A dedicated preservationist, Hansen tried to keep the home’s original features in place as much as she could, despite the extensive renovation. Her design kept the front door, although she moved it to the rear of the home, while the fireplace remains in its original place, with a small wooden boat that was found upstairs displayed above it. “I’m always about recycle, reuse,” says Hansen. “I try to put as little into the dumpster as possible.” The interior doors got new paint and new locations but kept their original hardware, and Douglas fir from the original walls was turned into sliding barn doors. Elements that didn’t find a place in the renovation were saved for future projects, like the corbels from the orig-inal porch that have been crafted into shelves for a different home.
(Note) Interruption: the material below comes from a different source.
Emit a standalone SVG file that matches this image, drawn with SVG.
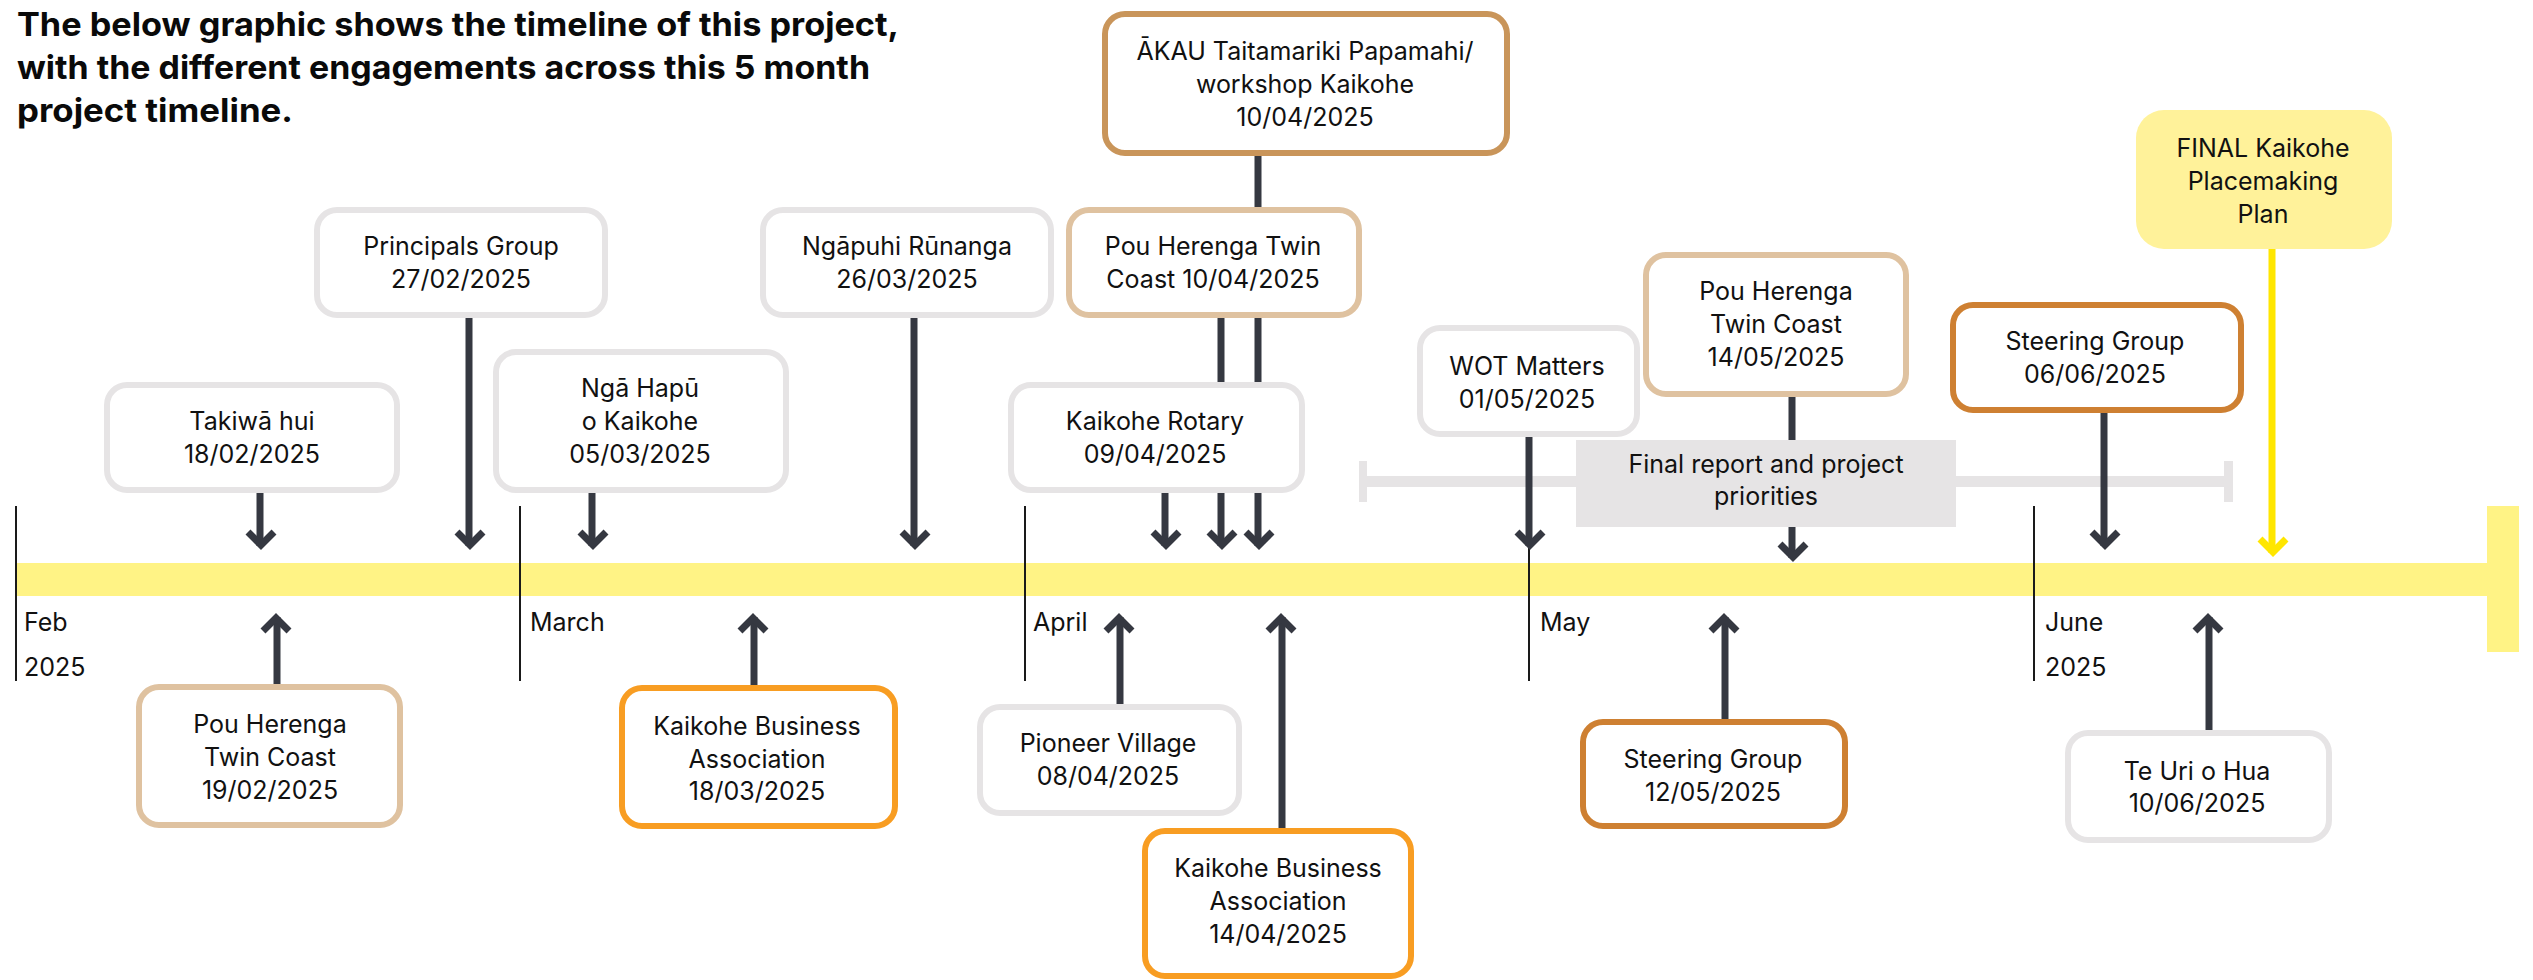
<svg xmlns="http://www.w3.org/2000/svg" width="2533" height="980" viewBox="0 0 2533 980">
<defs>
<style>
.t{font-family:Inter,"Liberation Sans",sans-serif;font-size:25px;fill:#111;text-anchor:middle}
.title{font-family:Inter,"Liberation Sans",sans-serif;font-size:33px;font-weight:700;fill:#0a0a0a}
.mon{font-family:Inter,"Liberation Sans",sans-serif;font-size:25px;fill:#111}
.box{fill:#fff;stroke-width:6}
.grey{stroke:#E6E4E5}
.tan{stroke:#DFC2A0}
.orange{stroke:#F89D22}
.bronze{stroke:#CE8032}
.akau{stroke:#C9955A}
.arr{stroke:#353841;stroke-width:7;fill:none;marker-end:url(#ah)}
.arry{stroke:#FFE600;stroke-width:7;fill:none;marker-end:url(#ahy)}
.tick{stroke:#1a1a1a;stroke-width:2}
</style>
<marker id="ah" viewBox="-20 -20 40 40" markerWidth="40" markerHeight="40" refX="0" refY="0" orient="auto" markerUnits="userSpaceOnUse">
<path d="M-14,-14 L-1,-1 L-14,12" fill="none" stroke="#353841" stroke-width="7"/>
</marker>
<marker id="ahy" viewBox="-20 -20 40 40" markerWidth="40" markerHeight="40" refX="0" refY="0" orient="auto" markerUnits="userSpaceOnUse">
<path d="M-14,-14 L-1,-1 L-14,12" fill="none" stroke="#FFE600" stroke-width="7"/>
</marker>
</defs>
<rect width="2533" height="980" fill="#fff"/>

<g id="title">
<text class="title" x="17" y="36" textLength="882" lengthAdjust="spacingAndGlyphs">The below graphic shows the timeline of this project,</text>
<text class="title" x="17" y="79" textLength="853" lengthAdjust="spacingAndGlyphs">with the different engagements across this 5 month</text>
<text class="title" x="17" y="122" textLength="276" lengthAdjust="spacingAndGlyphs">project timeline.</text>
</g>

<g id="timeline">
<rect x="16" y="563" width="2472" height="33" fill="#FFF385"/>
<rect x="2487" y="506" width="32" height="146" fill="#FFF385"/>
<line class="tick" x1="16" y1="506" x2="16" y2="681"/>
<line class="tick" x1="520" y1="506" x2="520" y2="681"/>
<line class="tick" x1="1025" y1="506" x2="1025" y2="681"/>
<line class="tick" x1="1529" y1="506" x2="1529" y2="681"/>
<line class="tick" x1="2034" y1="506" x2="2034" y2="681"/>
<text class="mon" x="24" y="631">Feb</text>
<text class="mon" x="24" y="676">2025</text>
<text class="mon" x="530" y="631">March</text>
<text class="mon" x="1033" y="631">April</text>
<text class="mon" x="1540" y="631">May</text>
<text class="mon" x="2045" y="631">June</text>
<text class="mon" x="2045" y="676">2025</text>
</g>

<g id="bracket" fill="#E6E4E5">
<rect x="1363" y="476" width="866" height="11"/>
<rect x="1359" y="461" width="8" height="41"/>
<rect x="2224" y="461" width="9" height="41"/>
</g>

<g id="connectors">
<path class="arr" d="M260,490 V546"/>
<path class="arr" d="M469,318 V546"/>
<path class="arr" d="M592,490 V546"/>
<path class="arr" d="M914,318 V546"/>
<path class="arr" d="M1165,490 V546"/>
<path class="arr" d="M1221,318 V546"/>
<path class="arr" d="M1258,156 V546"/>
<path class="arr" d="M1529,437 V546"/>
<path class="arr" d="M1792,397 V558"/>
<path class="arr" d="M2104,413 V546"/>
<path class="arry" d="M2272,249 V553"/>
<path class="arr" d="M277,684 V617"/>
<path class="arr" d="M754,685 V617"/>
<path class="arr" d="M1120,704 V617"/>
<path class="arr" d="M1282,828 V617"/>
<path class="arr" d="M1725,719 V617"/>
<path class="arr" d="M2209,730 V617"/>
</g>

<g id="n-takiwa">
<rect class="box grey" x="107" y="385" width="290" height="105" rx="20"/>
<text class="t" x="252" y="430">Takiwā hui</text>
<text class="t" x="252" y="463">18/02/2025</text>
</g>
<g id="n-principals">
<rect class="box grey" x="317" y="210" width="288" height="105" rx="20"/>
<text class="t" x="461" y="255">Principals Group</text>
<text class="t" x="461" y="288">27/02/2025</text>
</g>
<g id="n-ngahapu">
<rect class="box grey" x="496" y="352" width="290" height="138" rx="20"/>
<text class="t" x="640" y="397">Ngā Hapū</text>
<text class="t" x="640" y="430">o Kaikohe</text>
<text class="t" x="640" y="463">05/03/2025</text>
</g>
<g id="n-ngapuhi">
<rect class="box grey" x="763" y="210" width="288" height="105" rx="20"/>
<text class="t" x="907" y="255">Ngāpuhi Rūnanga</text>
<text class="t" x="907" y="288">26/03/2025</text>
</g>
<g id="n-akau">
<rect class="box akau" x="1105" y="14" width="402" height="139" rx="20"/>
<text class="t" x="1305" y="60">ĀKAU Taitamariki Papamahi/</text>
<text class="t" x="1305" y="93">workshop Kaikohe</text>
<text class="t" x="1305" y="126">10/04/2025</text>
</g>
<g id="n-pou1004">
<rect class="box tan" x="1069" y="210" width="290" height="105" rx="20"/>
<text class="t" x="1213" y="255">Pou Herenga Twin</text>
<text class="t" x="1213" y="288">Coast 10/04/2025</text>
</g>
<g id="n-rotary">
<rect class="box grey" x="1011" y="385" width="291" height="105" rx="20"/>
<text class="t" x="1155" y="430">Kaikohe Rotary</text>
<text class="t" x="1155" y="463">09/04/2025</text>
</g>
<g id="n-wot">
<rect class="box grey" x="1420" y="328" width="217" height="106" rx="20"/>
<text class="t" x="1527" y="375">WOT Matters</text>
<text class="t" x="1527" y="408">01/05/2025</text>
</g>
<g id="n-pou1405">
<rect class="box tan" x="1646" y="255" width="260" height="139" rx="20"/>
<text class="t" x="1776" y="300">Pou Herenga</text>
<text class="t" x="1776" y="333">Twin Coast</text>
<text class="t" x="1776" y="366">14/05/2025</text>
</g>
<g id="n-final-report">
<rect x="1576" y="440" width="380" height="87" fill="#E6E4E5"/>
<text class="t" x="1766" y="473">Final report and project</text>
<text class="t" x="1766" y="505">priorities</text>
</g>
<g id="n-steering0606">
<rect class="box bronze" x="1953" y="305" width="288" height="105" rx="20"/>
<text class="t" x="2095" y="350">Steering Group</text>
<text class="t" x="2095" y="383">06/06/2025</text>
</g>
<g id="n-final-plan">
<rect x="2136" y="110" width="256" height="139" rx="28" fill="#FFF29A"/>
<text class="t" x="2263" y="157">FINAL Kaikohe</text>
<text class="t" x="2263" y="190">Placemaking</text>
<text class="t" x="2263" y="223">Plan</text>
</g>
<g id="n-pou1902">
<rect class="box tan" x="139" y="687" width="261" height="138" rx="20"/>
<text class="t" x="270" y="733">Pou Herenga</text>
<text class="t" x="270" y="766">Twin Coast</text>
<text class="t" x="270" y="799">19/02/2025</text>
</g>
<g id="n-kba1803">
<rect class="box orange" x="622" y="688" width="273" height="138" rx="20"/>
<text class="t" x="757" y="735">Kaikohe Business</text>
<text class="t" x="757" y="768">Association</text>
<text class="t" x="757" y="800">18/03/2025</text>
</g>
<g id="n-pioneer">
<rect class="box grey" x="980" y="707" width="259" height="106" rx="20"/>
<text class="t" x="1108" y="752">Pioneer Village</text>
<text class="t" x="1108" y="785">08/04/2025</text>
</g>
<g id="n-kba1404">
<rect class="box orange" x="1145" y="831" width="266" height="145" rx="20"/>
<text class="t" x="1278" y="877">Kaikohe Business</text>
<text class="t" x="1278" y="910">Association</text>
<text class="t" x="1278" y="943">14/04/2025</text>
</g>
<g id="n-steering1205">
<rect class="box bronze" x="1583" y="722" width="262" height="104" rx="20"/>
<text class="t" x="1713" y="768">Steering Group</text>
<text class="t" x="1713" y="801">12/05/2025</text>
</g>
<g id="n-teuri">
<rect class="box grey" x="2068" y="733" width="261" height="107" rx="20"/>
<text class="t" x="2197" y="780">Te Uri o Hua</text>
<text class="t" x="2197" y="812">10/06/2025</text>
</g>
</svg>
To create a consistent textural and color palette, Hansen and Hamilton added their own touches to furniture and fixtures. They customized standard vanities with new hardware, navy paint, and quartzite tops. To bring in weathered gray colors, Hansen refinished a reclaimed elm bench for the mudroom and an antique armoire in the owners’ bedroom. End tables and nightstands got new drawer pulls and new finishes, and gold paint let Hansen echo the brass hardware in some unexpected places, like the underside of the light fixture that hangs over the dining table. “Emily wanted to take my can of spray paint away from me,” she says. “This house is my little jewel box. I wanted brass accents all the way through.” Several of the light fixtures got the gold treatment, along with a brass chain in one case and a seagrass wrap in another. “I’m a firm believer that you don’t need to spend a lot of money on good design,” says Hansen. “On this house, I did a lot of DIY projects, because I wanted Emily to learn how to do those things. I wanted her to see that I could bring home a trunk covered in paint and end up with a beautiful piece.” (The antique trunk is now the focal point of the living area.)

For Hansen, the project was more than a successful home renovation. “It’s every moth-er’s dream, really, to spend that much time with her teenage daughter,” she says. “It was a great way for us to share something that we both love. I learned she’s very confident in her decisions. I’ve learned that this is what she wants to do.” Hamilton, too, took something important away from the work. “In doing all these DIY parts of the house,” she says, “I realized that I wanted to be a developer.” As a step toward that goal, she’s now planning on a prelaw curriculum at Tulane, where she’ll be a freshman next year. With a daughter on her way to her own career and a roster of renovations in front of her, Hansen says that the Falmouth Foreside house embodies the central principle of her approach. “The best design,” she says, “is to surround yourself with the things you love.”